From the general gist of his speech, it almost sounds like Apollo is less angry at the fact that Agamemnon was killed than at the fact that he was killed by a woman. Do you think that Orestes has the same attitude? For most of the trilogy, we've been assuming that it was especially painful to kill Clytemnestra because she was his own mother—but is it possible Orestes could have been extra motivated to kill her out of outrage at what she had done? Just food for thought.

(Apollo): "I have this to say as well, and you are to understand that what I shall say is right. The so-called mother is no parent of a child, but nurturer of a newly seeded embryo; the parent is the one who mounts her, while she conserves the child like a stranger for a stranger, for those fathers not thwarted by god. I will show you proof of this argument: there can be a father without a mother; a witness is close at hand, the daughter of Olympian Zeus [a line missing] nor nurtured in the darkness of a womb, but the kind of child no goddess could give birth to." (657-666)

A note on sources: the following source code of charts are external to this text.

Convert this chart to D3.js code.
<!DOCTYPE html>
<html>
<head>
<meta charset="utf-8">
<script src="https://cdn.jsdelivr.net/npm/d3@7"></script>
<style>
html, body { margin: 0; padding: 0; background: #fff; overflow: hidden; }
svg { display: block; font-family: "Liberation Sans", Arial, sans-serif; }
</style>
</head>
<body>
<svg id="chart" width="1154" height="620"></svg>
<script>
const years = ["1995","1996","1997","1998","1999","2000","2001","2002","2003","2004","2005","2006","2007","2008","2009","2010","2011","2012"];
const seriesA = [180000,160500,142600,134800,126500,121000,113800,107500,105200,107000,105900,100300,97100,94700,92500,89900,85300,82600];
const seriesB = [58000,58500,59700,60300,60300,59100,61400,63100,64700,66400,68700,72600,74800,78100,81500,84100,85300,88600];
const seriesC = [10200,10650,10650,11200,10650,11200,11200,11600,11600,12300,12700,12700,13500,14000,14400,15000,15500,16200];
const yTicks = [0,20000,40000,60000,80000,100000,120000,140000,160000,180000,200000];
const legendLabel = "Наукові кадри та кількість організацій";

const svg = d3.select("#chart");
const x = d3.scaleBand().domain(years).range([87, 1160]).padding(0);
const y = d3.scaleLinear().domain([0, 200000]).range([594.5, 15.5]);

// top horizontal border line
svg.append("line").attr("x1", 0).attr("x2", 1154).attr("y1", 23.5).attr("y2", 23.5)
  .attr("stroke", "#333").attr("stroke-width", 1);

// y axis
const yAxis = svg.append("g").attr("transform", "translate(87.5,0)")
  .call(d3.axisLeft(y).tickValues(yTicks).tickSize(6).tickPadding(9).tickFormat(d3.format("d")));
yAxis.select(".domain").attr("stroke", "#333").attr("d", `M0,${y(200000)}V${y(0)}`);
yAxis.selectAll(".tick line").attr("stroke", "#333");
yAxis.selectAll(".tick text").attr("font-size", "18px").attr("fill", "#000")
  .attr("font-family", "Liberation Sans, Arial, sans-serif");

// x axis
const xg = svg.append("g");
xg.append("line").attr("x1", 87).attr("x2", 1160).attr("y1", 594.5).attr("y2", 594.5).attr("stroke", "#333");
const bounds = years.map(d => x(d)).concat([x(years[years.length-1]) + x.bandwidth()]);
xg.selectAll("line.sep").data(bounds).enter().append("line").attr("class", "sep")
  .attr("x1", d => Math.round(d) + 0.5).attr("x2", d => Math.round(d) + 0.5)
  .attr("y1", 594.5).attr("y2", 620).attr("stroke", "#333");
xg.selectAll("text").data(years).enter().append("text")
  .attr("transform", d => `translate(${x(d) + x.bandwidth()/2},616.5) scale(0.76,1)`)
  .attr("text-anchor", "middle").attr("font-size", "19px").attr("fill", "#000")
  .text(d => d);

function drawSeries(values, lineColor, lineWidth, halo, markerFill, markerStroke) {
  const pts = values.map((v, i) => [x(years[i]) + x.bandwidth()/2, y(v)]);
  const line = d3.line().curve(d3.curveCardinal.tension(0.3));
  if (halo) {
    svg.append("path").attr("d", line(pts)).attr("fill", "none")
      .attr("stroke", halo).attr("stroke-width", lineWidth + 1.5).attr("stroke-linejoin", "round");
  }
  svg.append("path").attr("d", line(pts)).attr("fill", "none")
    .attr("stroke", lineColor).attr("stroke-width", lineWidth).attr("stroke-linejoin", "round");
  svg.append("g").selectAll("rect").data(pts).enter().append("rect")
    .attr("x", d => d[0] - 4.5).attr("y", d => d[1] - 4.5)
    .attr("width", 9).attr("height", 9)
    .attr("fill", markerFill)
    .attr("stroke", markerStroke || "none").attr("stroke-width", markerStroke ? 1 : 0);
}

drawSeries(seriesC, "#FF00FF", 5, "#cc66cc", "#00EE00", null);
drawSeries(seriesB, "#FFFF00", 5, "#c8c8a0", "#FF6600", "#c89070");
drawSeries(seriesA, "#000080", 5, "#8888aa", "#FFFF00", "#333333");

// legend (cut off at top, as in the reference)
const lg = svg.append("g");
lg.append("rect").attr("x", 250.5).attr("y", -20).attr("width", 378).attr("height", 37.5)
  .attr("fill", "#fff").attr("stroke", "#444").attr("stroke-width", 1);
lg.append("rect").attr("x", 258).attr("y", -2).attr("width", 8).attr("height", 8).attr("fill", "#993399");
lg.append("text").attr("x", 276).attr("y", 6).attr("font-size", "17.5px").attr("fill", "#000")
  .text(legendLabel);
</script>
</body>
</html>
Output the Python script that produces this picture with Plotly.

Well, there you have it. Only fathers are parents, not mothers. The more you know. Ugh. Idiots.

In any case, before you get in a big huff about how sexist the ancient Greeks were, just think: if Aeschylus thought everybody in his audience already thought this, would he really have made it the climactic moment of the play—make that trilogy—for somebody to argue it? Is that what he'd really have been going for: the climax of the Oresteia comes around and everyone's like, "Yeah, yeah, we know, the mother's not a parent, whatever."

We find that a little hard to believe—and so do some of the other characters of stage (the Furies, hint-hint). So, it seems pretty clear that even Aeschylus knows this is a wacky idea. So why does Apollo make the argument? Is he just improvising, making up something on the spot to get Orestes off the hook? Maybe. But what would the consequences be if people in Athens started widely believing in it?

(Athena): "Now hear my ordinance, people of Athens, who are judging the pleas in the first trial for shed blood. For the future too this council of jurors shall always exist for Aegeus' people; it shall have its seat on this hill, the Amazons' position and camp when they came in an army against Theseus, and at that time fortified here a new and high-walled city over against the acropolis, and made sacrifices to Ares, from which it is named Ares' rocky hill." (681-690)

Okay, so at first glance, this doesn't look like it's got much to do with gender. But let's take a second glance. We notice that this hill marks the point where Theseus, the first king of Athens fought a war against the Amazons, a tribe of warrior women. Wait a minute… men fighting against women… doesn't that sound a bit like a lot of other stuff in this section? We sure think it might. What does it say about the New Athenian Order established at the end of this play that its major law-court is on the site of a battle between the sexes?

(Athena) (coming forward now the jurors have finished voting): It is my business in this case to give my judgment last; and I shall cast this vote of mine for Orestes. (She drops it into one of the urns.) I do so because there is no mother who have me birth, and I approve the masculine in everything—except for union with it—with all my heart; and I am very much my father's: so I will set a higher value on the death of a woman who killed her husband, a house's guardian." (734-740)

There you have it, pure sexist prejudice on the part of Athena, patron goddess of Athens. Is there any other good argument for letting Orestes off the hook, aside from this sexist one? If not, why do you think Aeschylus chose to give this idea such prominence at the end of his Oresteia trilogy?